Draw a line across a sheet of paper. Starting on the left, number it off one to ten. Label the line, PERSPECTIVE.
Now, name a topic. (Politics, love, education, guns, harassment, libraries, computers, teenagers, etc.) Your point of view or attitude, about any given topic, is called perspective. Look at the line you drew. If your viewpoint of any topic falls between three and seven, you have a mentally healthy way of seeing something. If it is stuck on one or two, or nine or ten, you run the risk of not having a perspective, but an absolute, inflexible, rigid opinion.
I find travel helps me broaden my perspective. Examples: Seeing women living in polygamy communities, visiting Auschwitz, helping with Katrina, driving through Indian Reservations, teaching students in China, and communicating in countries where I don’t speak the language. Travel makes it easier to grow a big-picture perspective.
If travel hasn’t been your experience, you can visit every culture in the world and live the life of anyone you imagine while reading a book. I recently read about Nomads, people who live in camper trailers or vans and travel the country working for Amazon in the cold months and RV parks in the Summer. Their stories stretched my understanding of the working poor and the innovation required to eat, sleep, and get to the next job.
If reading isn’t your thing, try listening to others. Anytime we hear more than we speak we can learn a ton. Today, I visited with a man who lost his home to a fire. I have never experienced a fire trauma, so I learned emotional, financial, and humanitarian aspects involved in the loss of every earthly possession and the process of recovery.
Look at the line again. If your perspectives fall within the range of 3-4-5-6 or 7, you are living a mentally healthy attitude. You can hear and learn from other’s points of view, and perhaps give them the benefit of knowing more about a particular subject than you might know.

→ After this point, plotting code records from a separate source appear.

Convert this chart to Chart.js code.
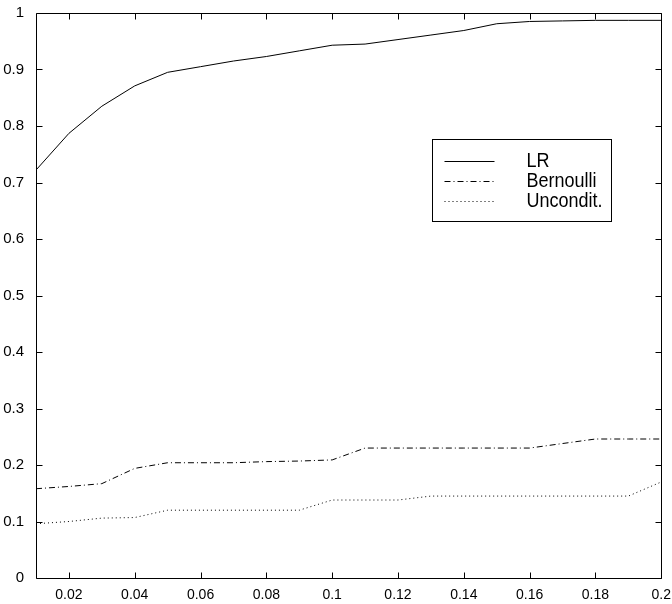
<!DOCTYPE html>
<html>
<head>
<meta charset="utf-8">
<script src="https://cdn.jsdelivr.net/npm/chart.js@4"></script>
<style>
  html, body { margin: 0; padding: 0; background: #fff; }
  #wrap { width: 672px; height: 604px; }
</style>
</head>
<body>
<div id="wrap"><canvas id="myChart"></canvas></div>
<script>
const xValues = [0.01, 0.02, 0.03, 0.04, 0.05, 0.06, 0.07, 0.08, 0.09, 0.10,
                 0.11, 0.12, 0.13, 0.14, 0.15, 0.16, 0.17, 0.18, 0.19, 0.20];
const lrValues = [0.722, 0.787, 0.835, 0.871, 0.895, 0.905, 0.915, 0.923, 0.933, 0.943,
                  0.945, 0.953, 0.961, 0.969, 0.981, 0.985, 0.986, 0.987, 0.987, 0.987];
const bernoulliValues = [0.158, 0.162, 0.167, 0.194, 0.204, 0.204, 0.204, 0.206, 0.207, 0.209,
                         0.230, 0.230, 0.230, 0.230, 0.230, 0.230, 0.238, 0.246, 0.246, 0.246];
const uncondValues = [0.096, 0.100, 0.106, 0.107, 0.120, 0.120, 0.120, 0.120, 0.120, 0.138,
                      0.138, 0.138, 0.145, 0.145, 0.145, 0.145, 0.145, 0.145, 0.145, 0.170];
const xTicks = [0.02, 0.04, 0.06, 0.08, 0.1, 0.12, 0.14, 0.16, 0.18, 0.2];
const yTicks = [0, 0.1, 0.2, 0.3, 0.4, 0.5, 0.6, 0.7, 0.8, 0.9, 1];
const seriesNames = ['LR', 'Bernoulli', 'Uncondit.'];

const dashes = [[], [6, 3, 1, 3], [1, 3]];
const FONT = 'Liberation Sans, Arial, sans-serif';

function toPoints(ys) {
  return xValues.map((x, i) => ({ x: x, y: ys[i] }));
}

// box, inward ticks and the legend, MATLAB style
const framePlugin = {
  id: 'frame',
  afterDraw(chart) {
    const c = chart.ctx;
    const a = chart.chartArea;
    const xs = chart.scales.x, ys = chart.scales.y;
    const L = Math.round(a.left) + 0.5, R = Math.round(a.right) + 0.5;
    const T = Math.round(a.top) + 0.5, B = Math.round(a.bottom) + 0.5;
    c.save();
    c.strokeStyle = '#000';
    c.lineWidth = 1;
    c.setLineDash([]);
    c.beginPath();
    c.rect(L, T, R - L, B - T);
    xTicks.forEach(v => {
      const px = Math.round(xs.getPixelForValue(v)) + 0.5;
      c.moveTo(px, B); c.lineTo(px, B - 6);
      c.moveTo(px, T); c.lineTo(px, T + 6);
    });
    yTicks.forEach(v => {
      const py = Math.round(ys.getPixelForValue(v)) + 0.5;
      c.moveTo(L, py); c.lineTo(L + 6, py);
      c.moveTo(R, py); c.lineTo(R - 6, py);
    });
    c.stroke();

    // legend
    const bx = L + 396, by = T + 126, bw = 179, bh = 82;
    c.fillStyle = '#fff';
    c.fillRect(bx, by, bw, bh);
    c.strokeRect(bx, by, bw, bh);
    c.fillStyle = '#000';
    seriesNames.forEach((name, i) => {
      const ly = Math.round(by + 21 + i * 20) + 0.5;
      c.setLineDash(dashes[i]);
      c.beginPath();
      c.moveTo(bx + 12, ly); c.lineTo(bx + 62, ly);
      c.stroke();
      c.save();
      c.translate(bx + 94, ly);
      c.scale(1, 1.15);
      c.font = '18px ' + FONT;
      c.textBaseline = 'middle';
      c.fillText(name, 0, 0);
      c.restore();
    });
    c.restore();
  }
};

new Chart(document.getElementById('myChart'), {
  type: 'line',
  data: {
    datasets: [lrValues, bernoulliValues, uncondValues].map((vals, i) => ({
      label: seriesNames[i],
      data: toPoints(vals),
      borderColor: '#000',
      borderWidth: 1,
      borderDash: dashes[i],
      pointRadius: 0,
      tension: 0,
      fill: false
    }))
  },
  options: {
    responsive: true,
    maintainAspectRatio: false,
    animation: false,
    layout: { padding: { top: 13, right: 10, left: 0, bottom: 0 } },
    plugins: { legend: { display: false }, tooltip: { enabled: false } },
    scales: {
      x: {
        type: 'linear',
        min: 0.01,
        max: 0.2,
        afterBuildTicks: s => { s.ticks = xTicks.map(v => ({ value: v })); },
        afterFit: s => { s.height = 26; },
        grid: { display: false },
        border: { display: false },
        ticks: {
          color: '#000',
          font: { family: FONT, size: 14 },
          padding: 1,
          maxRotation: 0,
          autoSkip: false,
          callback: v => String(+v.toFixed(2))
        }
      },
      y: {
        min: 0,
        max: 1,
        afterBuildTicks: s => { s.ticks = yTicks.map(v => ({ value: v })); },
        afterFit: s => { s.width = 36; },
        grid: { display: false },
        border: { display: false },
        ticks: {
          color: '#000',
          font: { family: FONT, size: 15 },
          padding: 4,
          autoSkip: false,
          callback: v => String(+v.toFixed(1))
        }
      }
    }
  },
  plugins: [framePlugin]
});
</script>
</body>
</html>
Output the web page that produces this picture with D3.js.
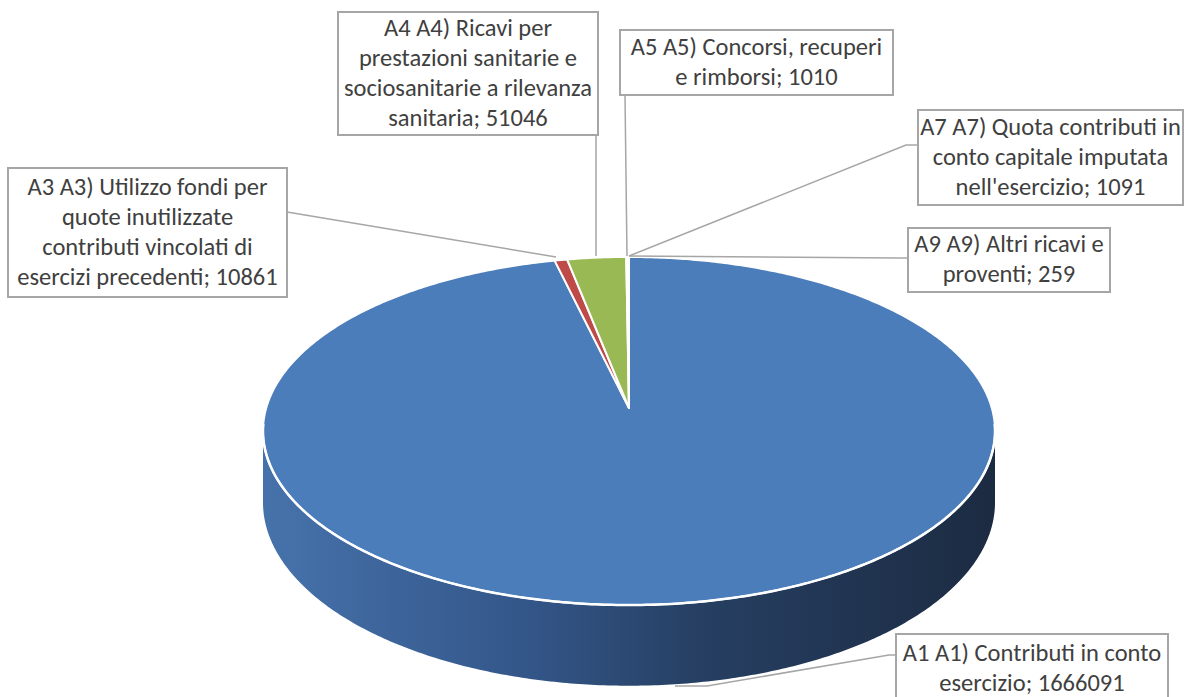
<!DOCTYPE html>
<html><head><meta charset="utf-8">
<script src="https://cdn.jsdelivr.net/npm/d3@7"></script>
<style>html,body{margin:0;padding:0;background:#fff;}svg{display:block;}</style>
</head><body>
<svg id="chart" width="1188" height="697"></svg>
<script>
// ---- data ----
const categories = [
  "A1 A1) Contributi in conto|esercizio",
  "A3 A3) Utilizzo fondi per|quote inutilizzate|contributi vincolati di|esercizi precedenti",
  "A4 A4) Ricavi per|prestazioni sanitarie e|sociosanitarie a rilevanza|sanitaria",
  "A5 A5) Concorsi, recuperi|e rimborsi",
  "A7 A7) Quota contributi in|conto capitale imputata|nell'esercizio",
  "A9 A9) Altri ricavi e|proventi"
];
const values = [1666091, 10861, 51046, 1010, 1091, 259];
const colors = ["#4a7dba", "#be4b48", "#98b954", "#7d60a0", "#46aac5", "#f69240"];

// ---- layout ----
const cx = 629, apexY = 408, A = 362.8, B = 171, k = 0.1322, D = 70;
const boxes = [
  {x: 896, y: 634, w: 272, h: 70, leader: [[897,655],[889,655],[707,686],[675,686]]},
  {x: 8, y: 168, w: 279, h: 129, leader: [[287,212],[556,257]]},
  {x: 338, y: 12, w: 260, h: 123, leader: [[596,135],[596,256]]},
  {x: 620, y: 30, w: 273, h: 65, leader: [[625,95],[627,256]]},
  {x: 918, y: 110, w: 265, h: 95, leader: [[918,145],[906,145],[629,256]]},
  {x: 908, y: 228, w: 202, h: 64, leader: [[908,258],[898,258],[629,256]]}
];

const svg = d3.select("#chart");
const defs = svg.append("defs");
const grad = defs.append("linearGradient").attr("id","sideGrad")
  .attr("gradientUnits","userSpaceOnUse")
  .attr("x1", cx - A).attr("x2", cx + A).attr("y1",0).attr("y2",0);
grad.append("stop").attr("offset","0").attr("stop-color","#4672ab");
grad.append("stop").attr("offset","0.35").attr("stop-color","#34578a");
grad.append("stop").attr("offset","0.6").attr("stop-color","#263f62");
grad.append("stop").attr("offset","1").attr("stop-color","#1c2b42");

const pie = d3.pie().sort(null).value(d => d)(values);
// perspective projection of a rim point at angle t (clockwise from 12 o'clock)
function rim(t, bottom) {
  const u = Math.sin(t), v = Math.cos(t), w = 1 + k * v;
  return [cx + A * u / w, apexY - B * v / w + (bottom ? D / w : 0)];
}
function arcPts(a0, a1, bottom) {
  const n = Math.max(2, Math.ceil(Math.abs(a1 - a0) / 0.01));
  return d3.range(n + 1).map(i => rim(a0 + (a1 - a0) * i / n, bottom));
}
const line = d3.line();

// side (front half, belongs to first slice)
const tA = Math.acos(-k), tB = 2 * Math.PI - Math.acos(-k);
const sidePts = arcPts(tA, tB, false).concat(arcPts(tB, tA, true));
svg.append("path").attr("d", line(sidePts) + "Z").attr("fill","url(#sideGrad)");

// top face slices
svg.append("g").selectAll("path").data(pie).join("path")
  .attr("d", d => line([[cx, apexY]].concat(arcPts(d.startAngle, d.endAngle, false))) + "Z")
  .attr("fill", (d,i) => colors[i])
  .attr("stroke", "#fff").attr("stroke-width", 2).attr("stroke-linejoin","round");

// white rim highlight on front edge
svg.append("path").attr("d", line(arcPts(tA - 0.04, tB + 0.04, false)))
  .attr("fill","none").attr("stroke","#fff").attr("stroke-width",2.5);

// leader lines
svg.append("g").selectAll("path").data(boxes).join("path")
  .attr("d", b => line(b.leader)).attr("fill","none")
  .attr("stroke","#a6a6a6").attr("stroke-width",1.5);

// label boxes
const lg = svg.append("g").selectAll("g").data(pie).join("g");
lg.append("rect")
  .attr("x", (d,i) => boxes[i].x).attr("y", (d,i) => boxes[i].y)
  .attr("width", (d,i) => boxes[i].w).attr("height", (d,i) => boxes[i].h)
  .attr("fill","#fff").attr("stroke","#a6a6a6").attr("stroke-width",2);
lg.each(function(d, i) {
  const b = boxes[i];
  const lines = (categories[i] + "; " + values[i]).split("|");
  const lh = 30;
  const top = b.y + b.h/2 - (lines.length * lh)/2 + lh*0.74;
  const t = d3.select(this).append("text")
    .attr("font-family","Carlito, 'Liberation Sans', Arial, sans-serif")
    .attr("font-size", 24.5).attr("fill","#404040").attr("text-anchor","middle");
  lines.forEach((s, k2) => {
    t.append("tspan").attr("x", b.x + b.w/2).attr("y", top + k2*lh).text(s);
  });
});
</script>
</body></html>
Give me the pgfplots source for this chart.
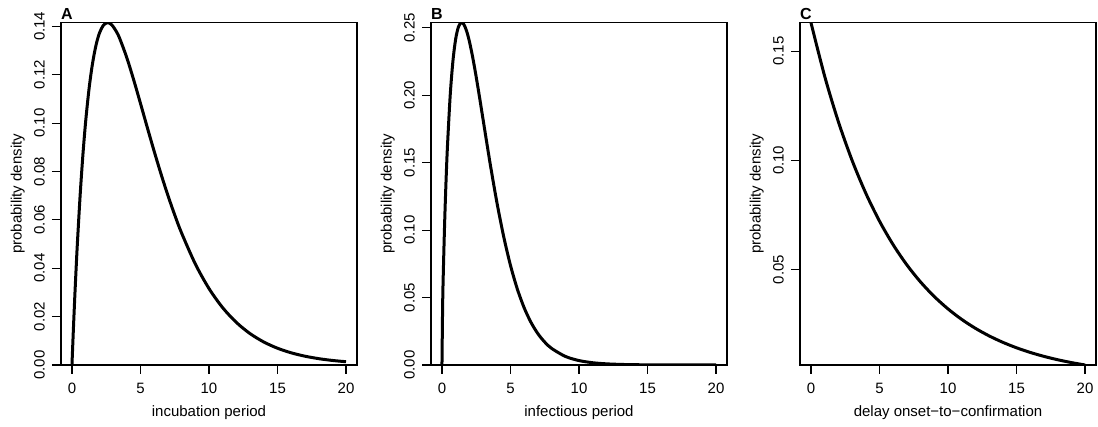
\documentclass[border=0pt]{standalone}
\usepackage{pgfplots}
\pgfplotsset{compat=1.18}
\usepackage{fontspec}
\setmainfont{Liberation Sans}
\pgfplotstableread{
x y
0 0
0.1 0.014235
0.2 0.027396
0.3 0.039543
0.4 0.050734
0.6 0.070467
0.8 0.087002
1.0 0.100701
1.25 0.114336
1.5 0.124622
1.75 0.132063
2.0 0.137092
2.3 0.140474
2.6 0.141492
2.9 0.140621
3.25 0.137743
3.5 0.134745
4 0.127053
4.5 0.117932
5 0.108114
5.5 0.098121
6 0.088314
6.5 0.078928
7 0.070124
7.5 0.061997
8 0.054556
9 0.041778
10 0.031605
11 0.023666
12 0.017574
13 0.012958
14 0.009498
15 0.006927
16 0.005030
17 0.003639
18 0.002623
19 0.001883
20 0.001349
}\dataA
\pgfplotstableread{
x y
0 0
0.05 0.04480
0.1 0.06912
0.2 0.10703
0.3 0.13716
0.4 0.16198
0.6 0.19977
0.8 0.22539
1.0 0.24168
1.2 0.25063
1.4 0.25382
1.6 0.25246
1.8 0.24756
2.0 0.23999
2.25 0.22775
2.5 0.21350
2.75 0.19803
3.0 0.18202
3.5 0.15032
4.0 0.12101
4.5 0.09540
5.0 0.07386
5.5 0.05631
6.0 0.04237
6.5 0.03153
7.0 0.02322
7.5 0.01697
8.0 0.01231
9.0 0.006386
10 0.003275
11 0.001674
12 0.000858
13 0.000443
14 0.000230
15 0.000120
16 0.000062
18 0.000017
20 0.000005
}\dataB
\pgfplotstableread{
x y
0 0.163
1 0.138483
2 0.117655
3 0.099961
4 0.084925
5 0.072150
6 0.061298
7 0.052077
8 0.044245
9 0.037589
10 0.031936
11 0.027133
12 0.023051
13 0.019584
14 0.016639
15 0.014136
16 0.012010
17 0.010203
18 0.008669
19 0.007365
20 0.006257
}\dataC
\begin{document}
\fontsize{15pt}{18pt}\selectfont
\begin{tikzpicture}
\path[use as bounding box] (0,0) rectangle (1098pt,427pt);
\pgfplotsset{
  rplot/.style={
    scale only axis, width=296pt, height=342.3pt, anchor=south west,
    xmin=-0.8, xmax=20.8,
    xtick={0,5,10,15,20}, xticklabels={},
    tick align=outside, tick pos=left,
    major tick length=9pt,
    major tick style={black, line width=1.1pt},
    axis line style={line width=1.1pt},
    yticklabel style={rotate=90, anchor=south, inner sep=0pt},
    yticklabel shift=7pt,
    clip mode=individual,
  },
  curve/.style={black, line width=3pt, smooth, no marks},
}
\newcommand{\xlabs}{\pgfplotsinvokeforeach{0,5,10,15,20}{\node[anchor=base, inner sep=0pt, yshift=-28.3pt] at ({axis cs:##1,0} |- {rel axis cs:0,0}) {##1};}}
\begin{axis}[rplot, at={(61pt,62pt)}, ymin=0, ymax=0.141492,
  ytick={0,0.02,0.04,0.06,0.08,0.10,0.12,0.14},
  yticklabels={0.00,0.02,0.04,0.06,0.08,0.10,0.12,0.14}]
\addplot[curve] table[x=x,y=y] {\dataA};
\xlabs
\end{axis}
\begin{axis}[rplot, at={(431pt,62pt)}, ymin=0, ymax=0.25382,
  ytick={0,0.05,0.10,0.15,0.20,0.25},
  yticklabels={0.00,0.05,0.10,0.15,0.20,0.25}]
\addplot[curve] table[x=x,y=y] {\dataB};
\xlabs
\end{axis}
\begin{axis}[rplot, at={(800pt,62pt)}, ymin=0.006257, ymax=0.163,
  ytick={0.05,0.10,0.15},
  yticklabels={0.05,0.10,0.15}]
\addplot[curve] table[x=x,y=y] {\dataC};
\xlabs
\end{axis}
\foreach \bx/\lab/\xl in {61/A/incubation period, 431/B/infectious period, 800/C/delay onset−to−confirmation}{
  \node[anchor=base west, inner sep=0pt, font=\fontsize{16pt}{19pt}\selectfont\bfseries] at (\bx pt, 407pt) {\lab};
  \node[anchor=base, inner sep=0pt] at (\bx pt+148pt, 10.3pt) {\xl};
  \node[anchor=base, inner sep=0pt, rotate=90] at (\bx pt-39.5pt, 233.15pt) {probability density};
}
\end{tikzpicture}
\end{document}
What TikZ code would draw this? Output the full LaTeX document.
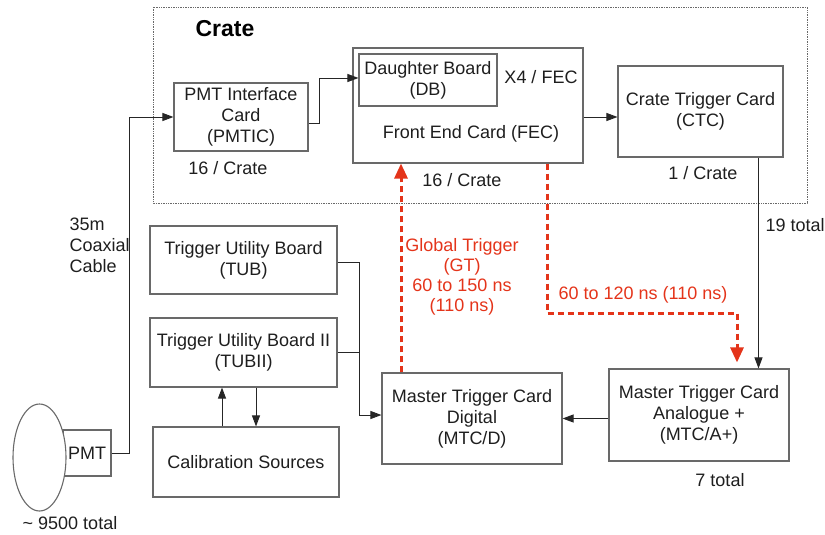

I recommend cutting the 1-2-9-10 off your line. When your thoughts are narrow, and your mind is closed, you are losing a lot of valuable knowledge, and possibly even a few friends.
How healthy is YOUR perspective?
Until the next time: Live while you live.
Jennifer Goble, Ph.D., LPC, is the author of “My Clients…My Teachers,” and the blogger and writer of Rural Women Stories: www.ruralwomenstories.com.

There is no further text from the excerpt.